Largemouth bass - Spring: Spinner baits and buzz baits. Lizards, 4- to 6-inch worms and flukes. Small Shad Raps, Bandit crankbaits and stickbaits. During the spring, the flooded willows in the creeks and in the backs of coves can be very productive. Summer: Good night fishing on worms and lizards.

Smallmouth bass - Spring: Fish clay and broken shale banks with spinner baits, lizards, worms, live bait, small crankbaits, float-n-fly and suspended Flukes. During this period, secondary points are prime smallmouth holding spots. Summer: Smallmouth move to deeper water. This is the time for night fishing with various worm rigs and pig-n-jig.
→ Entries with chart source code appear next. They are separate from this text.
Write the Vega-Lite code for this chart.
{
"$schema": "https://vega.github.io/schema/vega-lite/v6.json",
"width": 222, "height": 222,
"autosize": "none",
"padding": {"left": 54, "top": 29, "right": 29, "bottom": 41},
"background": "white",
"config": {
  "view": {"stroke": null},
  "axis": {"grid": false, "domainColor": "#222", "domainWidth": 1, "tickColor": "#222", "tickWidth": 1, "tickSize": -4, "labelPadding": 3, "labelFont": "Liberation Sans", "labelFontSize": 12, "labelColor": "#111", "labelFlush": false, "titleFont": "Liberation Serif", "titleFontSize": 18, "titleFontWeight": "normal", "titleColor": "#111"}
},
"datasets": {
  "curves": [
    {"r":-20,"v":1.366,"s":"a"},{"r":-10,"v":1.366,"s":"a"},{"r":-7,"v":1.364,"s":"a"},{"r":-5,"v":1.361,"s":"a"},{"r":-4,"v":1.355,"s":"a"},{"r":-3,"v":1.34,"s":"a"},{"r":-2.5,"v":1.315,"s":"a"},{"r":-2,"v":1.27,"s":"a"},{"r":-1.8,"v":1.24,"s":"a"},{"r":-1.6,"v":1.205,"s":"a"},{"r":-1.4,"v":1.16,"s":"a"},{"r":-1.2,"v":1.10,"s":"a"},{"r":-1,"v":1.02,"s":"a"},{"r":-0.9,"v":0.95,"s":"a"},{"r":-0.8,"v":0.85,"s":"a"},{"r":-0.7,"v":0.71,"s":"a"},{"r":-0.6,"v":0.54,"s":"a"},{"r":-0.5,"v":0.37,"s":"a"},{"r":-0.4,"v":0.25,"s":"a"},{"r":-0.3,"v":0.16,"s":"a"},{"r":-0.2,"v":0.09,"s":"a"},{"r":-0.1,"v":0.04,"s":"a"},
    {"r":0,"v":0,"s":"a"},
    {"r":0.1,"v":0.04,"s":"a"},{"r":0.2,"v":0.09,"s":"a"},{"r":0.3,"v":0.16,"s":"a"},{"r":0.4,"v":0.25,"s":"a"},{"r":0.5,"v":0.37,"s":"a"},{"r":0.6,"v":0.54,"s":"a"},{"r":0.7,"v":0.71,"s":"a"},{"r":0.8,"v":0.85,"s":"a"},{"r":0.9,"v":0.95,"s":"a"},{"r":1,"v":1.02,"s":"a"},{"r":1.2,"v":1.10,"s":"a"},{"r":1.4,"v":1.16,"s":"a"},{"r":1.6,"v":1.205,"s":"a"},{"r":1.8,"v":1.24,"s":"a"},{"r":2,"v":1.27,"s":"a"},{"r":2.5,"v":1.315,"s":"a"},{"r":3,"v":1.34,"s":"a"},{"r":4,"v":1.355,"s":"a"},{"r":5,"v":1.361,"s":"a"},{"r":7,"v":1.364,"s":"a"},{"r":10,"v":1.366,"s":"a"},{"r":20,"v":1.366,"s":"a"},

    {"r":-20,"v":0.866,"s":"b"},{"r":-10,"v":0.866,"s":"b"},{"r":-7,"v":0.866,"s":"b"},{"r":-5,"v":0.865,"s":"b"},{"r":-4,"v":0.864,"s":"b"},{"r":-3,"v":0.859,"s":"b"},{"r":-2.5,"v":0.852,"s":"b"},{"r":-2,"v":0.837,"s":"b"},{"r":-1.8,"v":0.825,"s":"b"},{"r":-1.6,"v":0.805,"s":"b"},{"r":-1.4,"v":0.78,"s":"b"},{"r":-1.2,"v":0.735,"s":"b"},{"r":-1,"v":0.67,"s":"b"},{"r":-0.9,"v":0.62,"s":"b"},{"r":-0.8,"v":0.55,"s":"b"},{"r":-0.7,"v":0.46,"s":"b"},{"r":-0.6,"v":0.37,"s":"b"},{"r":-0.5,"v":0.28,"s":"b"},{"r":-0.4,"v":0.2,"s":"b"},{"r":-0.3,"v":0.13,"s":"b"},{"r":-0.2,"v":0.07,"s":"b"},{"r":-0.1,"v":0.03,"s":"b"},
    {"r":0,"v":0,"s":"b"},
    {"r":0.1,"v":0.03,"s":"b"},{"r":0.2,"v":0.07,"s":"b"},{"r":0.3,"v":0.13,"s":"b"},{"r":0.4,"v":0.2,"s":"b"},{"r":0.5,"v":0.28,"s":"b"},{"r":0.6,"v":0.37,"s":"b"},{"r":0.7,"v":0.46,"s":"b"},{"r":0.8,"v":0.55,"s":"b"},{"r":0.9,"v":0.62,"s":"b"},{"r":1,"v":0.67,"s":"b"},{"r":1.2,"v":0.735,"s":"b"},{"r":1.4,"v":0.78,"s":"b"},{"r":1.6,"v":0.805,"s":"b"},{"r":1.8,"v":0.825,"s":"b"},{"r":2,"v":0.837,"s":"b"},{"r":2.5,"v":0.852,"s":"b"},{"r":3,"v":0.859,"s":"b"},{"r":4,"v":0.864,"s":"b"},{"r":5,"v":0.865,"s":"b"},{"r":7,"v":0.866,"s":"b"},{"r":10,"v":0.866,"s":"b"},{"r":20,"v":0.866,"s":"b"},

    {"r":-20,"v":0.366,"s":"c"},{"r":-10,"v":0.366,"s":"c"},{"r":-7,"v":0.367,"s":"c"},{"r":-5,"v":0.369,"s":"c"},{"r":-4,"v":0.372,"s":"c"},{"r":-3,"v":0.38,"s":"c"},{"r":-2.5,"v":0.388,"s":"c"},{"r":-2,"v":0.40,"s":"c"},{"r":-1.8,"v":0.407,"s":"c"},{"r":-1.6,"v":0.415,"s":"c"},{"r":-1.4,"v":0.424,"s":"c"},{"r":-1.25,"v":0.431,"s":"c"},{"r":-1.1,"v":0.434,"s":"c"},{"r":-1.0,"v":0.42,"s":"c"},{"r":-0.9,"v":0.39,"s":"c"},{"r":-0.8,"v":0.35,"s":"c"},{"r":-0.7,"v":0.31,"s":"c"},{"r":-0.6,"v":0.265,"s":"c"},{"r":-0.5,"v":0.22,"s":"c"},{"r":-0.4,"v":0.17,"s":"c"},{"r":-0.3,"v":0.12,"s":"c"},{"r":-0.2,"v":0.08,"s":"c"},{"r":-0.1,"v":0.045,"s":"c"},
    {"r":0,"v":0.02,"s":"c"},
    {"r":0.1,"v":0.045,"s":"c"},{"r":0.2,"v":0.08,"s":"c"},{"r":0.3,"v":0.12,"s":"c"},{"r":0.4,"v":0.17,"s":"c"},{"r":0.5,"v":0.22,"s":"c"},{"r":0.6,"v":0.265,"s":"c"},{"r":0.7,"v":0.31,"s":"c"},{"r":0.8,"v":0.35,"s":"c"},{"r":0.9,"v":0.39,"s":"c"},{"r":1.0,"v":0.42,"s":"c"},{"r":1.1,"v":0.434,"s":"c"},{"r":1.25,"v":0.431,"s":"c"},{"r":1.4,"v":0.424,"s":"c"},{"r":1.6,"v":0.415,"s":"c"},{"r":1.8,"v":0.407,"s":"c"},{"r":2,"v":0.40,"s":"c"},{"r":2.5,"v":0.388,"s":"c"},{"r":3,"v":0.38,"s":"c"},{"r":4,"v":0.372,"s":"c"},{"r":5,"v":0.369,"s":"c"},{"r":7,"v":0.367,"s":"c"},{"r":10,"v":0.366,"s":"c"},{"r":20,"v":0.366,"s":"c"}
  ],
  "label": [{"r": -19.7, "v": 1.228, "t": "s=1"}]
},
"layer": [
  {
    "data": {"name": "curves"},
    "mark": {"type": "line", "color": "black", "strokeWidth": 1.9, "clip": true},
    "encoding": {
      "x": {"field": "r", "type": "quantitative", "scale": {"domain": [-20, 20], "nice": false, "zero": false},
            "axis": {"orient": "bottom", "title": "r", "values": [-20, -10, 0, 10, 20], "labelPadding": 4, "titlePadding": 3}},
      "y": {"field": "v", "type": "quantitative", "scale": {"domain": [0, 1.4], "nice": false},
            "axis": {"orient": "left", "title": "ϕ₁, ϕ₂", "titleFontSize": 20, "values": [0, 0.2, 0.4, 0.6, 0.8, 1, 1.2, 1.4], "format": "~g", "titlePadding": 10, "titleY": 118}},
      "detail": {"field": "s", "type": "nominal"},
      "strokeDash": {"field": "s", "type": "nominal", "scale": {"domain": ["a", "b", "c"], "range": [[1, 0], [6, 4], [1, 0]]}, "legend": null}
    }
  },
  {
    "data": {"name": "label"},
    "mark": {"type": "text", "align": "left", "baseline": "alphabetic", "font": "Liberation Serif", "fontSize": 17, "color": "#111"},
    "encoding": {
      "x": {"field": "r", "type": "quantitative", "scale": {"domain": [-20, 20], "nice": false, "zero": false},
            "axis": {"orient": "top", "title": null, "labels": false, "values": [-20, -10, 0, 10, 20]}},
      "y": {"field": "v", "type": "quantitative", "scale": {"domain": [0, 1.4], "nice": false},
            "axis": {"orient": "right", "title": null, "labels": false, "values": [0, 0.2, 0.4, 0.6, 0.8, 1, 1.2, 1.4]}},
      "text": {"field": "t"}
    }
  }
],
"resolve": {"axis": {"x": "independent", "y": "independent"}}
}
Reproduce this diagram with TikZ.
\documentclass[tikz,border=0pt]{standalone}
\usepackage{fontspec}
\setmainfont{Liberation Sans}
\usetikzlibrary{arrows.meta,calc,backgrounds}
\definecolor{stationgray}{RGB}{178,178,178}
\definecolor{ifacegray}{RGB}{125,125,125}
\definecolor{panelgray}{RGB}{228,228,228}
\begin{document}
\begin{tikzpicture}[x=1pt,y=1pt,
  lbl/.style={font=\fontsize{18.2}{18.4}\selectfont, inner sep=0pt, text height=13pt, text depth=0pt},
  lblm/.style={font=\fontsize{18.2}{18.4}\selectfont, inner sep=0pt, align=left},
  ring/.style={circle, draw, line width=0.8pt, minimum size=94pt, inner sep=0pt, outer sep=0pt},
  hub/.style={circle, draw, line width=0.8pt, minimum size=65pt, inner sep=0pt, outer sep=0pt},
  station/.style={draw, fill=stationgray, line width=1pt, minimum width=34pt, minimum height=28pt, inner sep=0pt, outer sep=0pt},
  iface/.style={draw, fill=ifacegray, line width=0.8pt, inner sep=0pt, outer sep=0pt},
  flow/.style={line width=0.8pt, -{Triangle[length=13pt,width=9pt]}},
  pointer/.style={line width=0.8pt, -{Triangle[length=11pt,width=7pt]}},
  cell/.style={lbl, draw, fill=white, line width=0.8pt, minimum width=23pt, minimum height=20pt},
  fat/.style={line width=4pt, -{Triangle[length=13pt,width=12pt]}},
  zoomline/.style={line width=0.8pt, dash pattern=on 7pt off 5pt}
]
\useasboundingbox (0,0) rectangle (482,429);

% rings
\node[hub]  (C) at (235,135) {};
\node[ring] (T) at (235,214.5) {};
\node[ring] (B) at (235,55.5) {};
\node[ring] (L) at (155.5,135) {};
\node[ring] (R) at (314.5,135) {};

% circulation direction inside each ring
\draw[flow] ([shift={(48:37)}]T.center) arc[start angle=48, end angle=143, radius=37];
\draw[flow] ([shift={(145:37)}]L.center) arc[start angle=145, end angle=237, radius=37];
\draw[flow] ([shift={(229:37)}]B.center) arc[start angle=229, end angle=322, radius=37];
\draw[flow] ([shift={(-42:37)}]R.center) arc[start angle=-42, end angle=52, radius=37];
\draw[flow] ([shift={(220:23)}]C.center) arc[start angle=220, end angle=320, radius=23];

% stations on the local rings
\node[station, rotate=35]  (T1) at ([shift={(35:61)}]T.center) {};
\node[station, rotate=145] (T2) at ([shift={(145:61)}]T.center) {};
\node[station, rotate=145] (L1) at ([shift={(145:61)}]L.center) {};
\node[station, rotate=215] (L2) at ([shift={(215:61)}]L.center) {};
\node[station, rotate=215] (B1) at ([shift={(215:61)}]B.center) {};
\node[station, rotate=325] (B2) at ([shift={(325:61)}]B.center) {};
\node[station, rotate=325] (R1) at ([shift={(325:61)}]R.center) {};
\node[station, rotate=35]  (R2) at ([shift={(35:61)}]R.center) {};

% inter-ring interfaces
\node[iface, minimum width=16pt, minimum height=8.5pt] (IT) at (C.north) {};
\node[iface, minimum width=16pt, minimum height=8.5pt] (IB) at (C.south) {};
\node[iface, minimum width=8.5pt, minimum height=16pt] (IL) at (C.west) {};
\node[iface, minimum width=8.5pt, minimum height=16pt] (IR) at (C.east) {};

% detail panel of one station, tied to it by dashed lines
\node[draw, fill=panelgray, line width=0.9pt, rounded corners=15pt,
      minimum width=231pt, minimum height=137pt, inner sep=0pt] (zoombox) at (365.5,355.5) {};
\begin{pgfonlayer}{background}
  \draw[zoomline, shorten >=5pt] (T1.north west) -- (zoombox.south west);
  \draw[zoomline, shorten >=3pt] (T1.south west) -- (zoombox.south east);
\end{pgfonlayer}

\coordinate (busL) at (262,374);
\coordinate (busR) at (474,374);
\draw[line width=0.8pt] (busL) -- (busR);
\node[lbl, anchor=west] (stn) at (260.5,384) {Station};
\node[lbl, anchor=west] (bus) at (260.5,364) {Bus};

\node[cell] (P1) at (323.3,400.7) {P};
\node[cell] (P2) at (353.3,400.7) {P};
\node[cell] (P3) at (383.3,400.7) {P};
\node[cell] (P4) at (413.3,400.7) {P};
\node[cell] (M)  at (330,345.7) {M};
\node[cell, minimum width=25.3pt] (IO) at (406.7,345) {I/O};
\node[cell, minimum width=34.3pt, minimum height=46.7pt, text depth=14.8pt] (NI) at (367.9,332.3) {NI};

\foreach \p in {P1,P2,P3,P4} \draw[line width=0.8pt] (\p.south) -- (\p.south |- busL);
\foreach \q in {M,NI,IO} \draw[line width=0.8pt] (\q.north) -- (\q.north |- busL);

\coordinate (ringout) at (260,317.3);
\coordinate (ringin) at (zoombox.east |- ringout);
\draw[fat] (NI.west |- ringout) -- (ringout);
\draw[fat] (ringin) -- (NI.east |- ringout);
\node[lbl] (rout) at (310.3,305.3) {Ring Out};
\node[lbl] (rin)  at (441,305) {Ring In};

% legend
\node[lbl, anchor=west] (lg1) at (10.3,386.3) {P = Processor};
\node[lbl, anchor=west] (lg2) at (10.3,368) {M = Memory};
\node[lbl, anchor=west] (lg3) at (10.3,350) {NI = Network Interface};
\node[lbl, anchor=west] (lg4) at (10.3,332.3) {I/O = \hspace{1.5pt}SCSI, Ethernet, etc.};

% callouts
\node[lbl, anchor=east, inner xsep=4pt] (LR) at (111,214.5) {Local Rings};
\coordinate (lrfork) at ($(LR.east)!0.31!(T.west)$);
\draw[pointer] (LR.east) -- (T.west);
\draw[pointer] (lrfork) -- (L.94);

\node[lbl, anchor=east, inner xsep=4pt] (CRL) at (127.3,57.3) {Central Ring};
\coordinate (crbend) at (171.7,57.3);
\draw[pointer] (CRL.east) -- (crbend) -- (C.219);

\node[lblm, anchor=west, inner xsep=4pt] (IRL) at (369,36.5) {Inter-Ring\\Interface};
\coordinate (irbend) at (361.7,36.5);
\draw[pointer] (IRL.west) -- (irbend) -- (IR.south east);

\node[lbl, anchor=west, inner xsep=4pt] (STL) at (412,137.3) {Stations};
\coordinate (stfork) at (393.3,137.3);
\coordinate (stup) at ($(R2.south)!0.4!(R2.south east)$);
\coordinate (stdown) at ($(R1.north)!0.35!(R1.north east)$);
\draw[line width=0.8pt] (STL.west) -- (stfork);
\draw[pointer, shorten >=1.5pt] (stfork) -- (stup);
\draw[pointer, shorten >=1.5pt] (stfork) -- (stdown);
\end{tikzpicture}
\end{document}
Crappie - Year 'round: Fishing around structure of any kind is productive. This may be in the form of brush piles and black willows when the water level is high enough to flood the backs of coves or stump rows in creek channels when the water level is low. Small flies tipped with minnows, grubs, small crankbaits and spinners are recommended. Roan Creek would be a good place to start any crappie fishing trip.

Walleye - Late winter: As the water temperatures approach 50-degrees, walleye begin spawning runs up the Watauga and Elk Rivers. The confluence of Roan Creek with the Watuaga River is a staging point for these fish. Standard river walleye fishing tactics (grubs, flies and minnows) should work. In mid to late spring when alewife are in the shallows spawning, fishing at night with any shad-looking crankbait can be productive. This is a good time for floating crankbaits. Flooded treetops and black willows will hold lots of walleye at this time. From summer to early fall, trolling with crankbaits (Long-Bill Rebels) or spinner rigs (night crawler harnesses) is recommended.

Channel catfish - Summer: Limb lines and rod-and-reel with live bait.

Rainbow trout - Spring: Bank fish with corn or salmon eggs. Summer: Troll spoons in 30- to 50-feet of water.

Lake trout - Summer: Troll spoons in 90- to 120-feet of water. The best lake trout fishing takes place between Watauga Point and Butler Bridge.